As we can see, there are low coefficients of correlation therefore we can make a conclusion that we should collect more data.

**Histogram of potability**

In [None]:
df['Potability'].hist(bins=2)

In the histogram we can see that we work with imbalanced dataset. Therefore we should calculate `class_weights`. I follow the tip in the [catboost_docs](https://catboost.ai/docs/concepts/python-reference_parameters-list.html) and calculate the value by this formula:  
<center>$\large\begin{array}{l}
{w_0} = 1;\\
{w_1} = \frac{{sum\_negative}}{{sum\_positive}}.
\end{array}$

In [None]:
pots = df['Potability']
w0 = 1
w1 = pots[pots == 0].count() / pots[pots == 1].count()
class_weights = [w0, w1]
class_weights

We have imbalanced dataset therefore we should use _cross-validation_ for training model.

**Cross-validation**

In [None]:
cv_pool = Pool(df.drop('Potability', axis=1), df['Potability'])

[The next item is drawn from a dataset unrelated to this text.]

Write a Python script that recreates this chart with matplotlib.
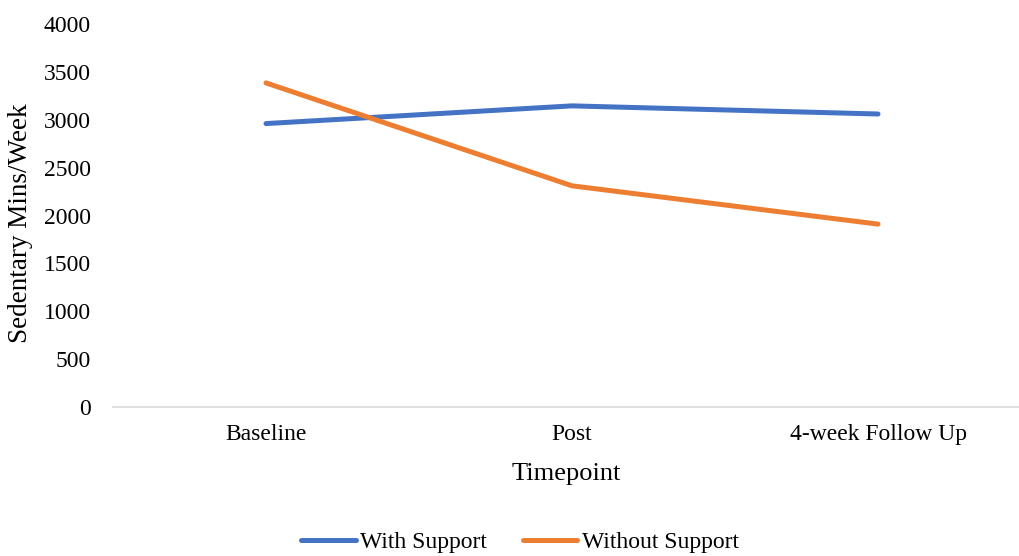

params = {'iterations': 500,
          'loss_function': 'Logloss',
          'eval_metric': 'F1',
          'class_weights': class_weights,
          'roc_file': 'roc_file',
          'verbose': False}

**Grid search**

Let's search the best params for training.

In [None]:
model = CatBoostClassifier()
model.set_params(**params)

grid = {'learning_rate': [0.03, 0.1],
        'depth': [4, 6, 10],
        'l2_leaf_reg': [1, 3, 5, 7, 9]}

grid_search_result = model.grid_search(grid, 
                                       cv_pool,
                                       verbose=False,
                                       plot=False)

Add the best values of parameters to `params`.

In [None]:
params.update(grid_search_result['params'])

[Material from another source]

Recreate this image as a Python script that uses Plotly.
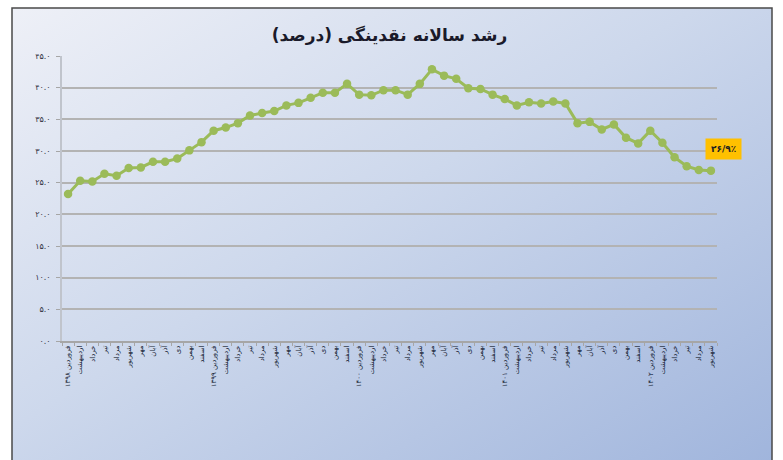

And call cross-validation.

In [None]:
scores = cv(cv_pool,
            params,
            fold_count=5, 
            verbose=False)

**Roc-curve**

In [None]:
roc_curve = pd.read_csv('catboost_info/roc_file', sep='\t')

plt.plot(roc_curve['FPR'], roc_curve['TPR'])

plt.title('ROC-curve')
plt.xlabel('FPR')
plt.ylabel('TPR')

plt.show()

Roc-curve shows us that we have low quality classificator. Let's calculate _AUC_ (Area Under Curve) to prove it.

In [None]:
print('AUC:', roc_curve['TPR'].sum() / roc_curve['TPR'].count())

AUC is above 0.5 but not so much for telling that it is a good classificator.

**Training**

In [None]:
model = CatBoostClassifier()
model.set_params(**params)
model.fit(cv_pool, silent=True)

In [None]:
print('Logloss:', scores['test-Logloss-mean'].iloc[-1])
print('F1-score:', scores['test-F1-mean'].iloc[-1])

**Conclusions**  
Features are uncorrelated with target therefore there was created a low quality classificator. I think it is necessary to collect more data for using machine learning algorithms.